Call for proposals: Micro or “rapid response” projects
Priority area: Strengthened civil society watchdog/advocacy role
Project duration: 1 July 2023–30 October 2023
Project value: EUR 4,999.73
The Salonit Anhovo cement plant co-incinerates nearly 109,000 tons of waste annually, making it the largest facility for waste co-incineration in Slovenia. Incinerating waste releases large amounts of dust emmissions, TOC organic compounds, benzene, heavy metals and other substances into the environment, which are harmful to people's health.
The Let Anhovo Breathe project is an advocacy campaign aimed at addressing the need for changing the environmental legislation regulating the co-incineration of waste in cement plants. The environment and public health can only be protected by implementing the necessary legislative changes.
The Eko Anhovo association has been striving to change the legislation for years with the intention of at least equating the standards or rules that apply to co-incineration plants with those that apply to specialized waste incinerators.
The Eko Anhovo and Soča Valley association has warned countless times in the past that the applicable environmental legislation allows for industrial installations for waste incineration (such as cement plants and thermal power stations) to emit several times more harmful substances into the air than dedicated waste incinerators. As a result, these co-incineration plants put a much greater burden on the environment and the health of locals.
The Slovenian environmental legislation and environmental protection permit (okoljevarstveno dovoljenje or OVD in Slovenian) allow for large differences in the emissions that apply to waste incinerators and those that apply to the Salonit Anhovo cement plant. It is thus legally permissible for Salonit Anhovo to emit into the environment several times larger amounts of dust, nitrous oxides (NOX), TOC organic compounds, ammonium, benzene and other substances than specialized waste incinerators.

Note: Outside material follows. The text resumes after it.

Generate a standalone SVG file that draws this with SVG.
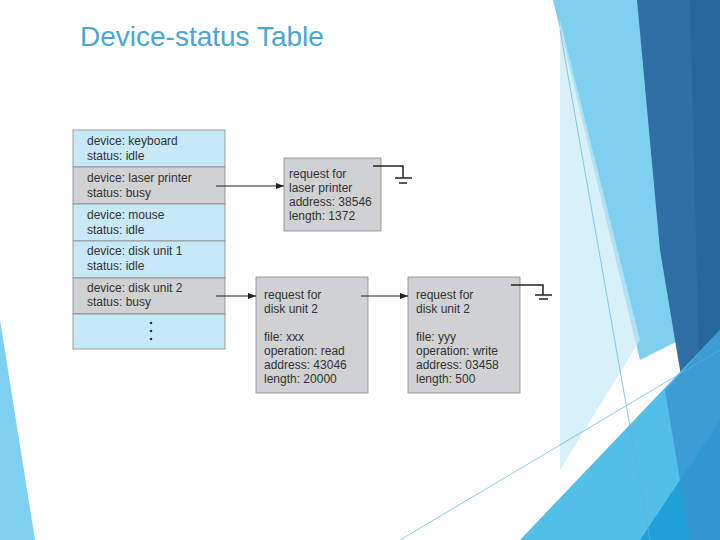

Co-incineration plants present a much larger burden for the environment and the health of local residents. Moreover, due to its technological characteristics, the cement plant already emits large amounts of dangerous smoke and gas into the air, which are harmful to the environment and public health. We are talking about thousand tons of potentially hazardous emissions that are building up in the environment, which already bears a dire environmental and health burden due to the consequences of asbestos use at the Salonit Anhovo cement plant.
Consequently, the people living in the vicinity of such industrial plants are now exposed to pollution and health hazards several times greater than other Slovenians, who are lucky they do not have the largest Slovenian cement plant in their neighborhood. This violates the basic human right of locals living next to the cement plant to live in a clean and healthy environment is violated, which puts them in the position of third-class citizens.
For this reason, we submitted an initiative to the National Assembly, asking them to amend the Environmental Protection Act to make the environmental standards for waste co-incineration plants stricter and introduce greater control over them. The bill provides for the equalization of the limit values for co-incineration plants – which also include the cement plant in Anhovo – with those that apply to waste incinerators, and provides for greater control over such operations.
All of our efforts so far have been in vain, so we decided to take matters into our own hands. By submitting the draft bill, we demand nothing more than our constitutional right to a clean environment. With the Let Anhovo Breathe project, we will collect the signatures of support that we need we need to file the bill.
The Let Anhovo Breathe project is a joint effort of non-governmental organizations that successfully cooperated on the 2021 referendum campaign for drinking water. In September and October, we will take to the streets and most local government units around Slovenia, where we will urge voters to submit their signatures in support of the draft bill. In order to successfully file the bill, we need at least 5,000 certified signatures of support from voters.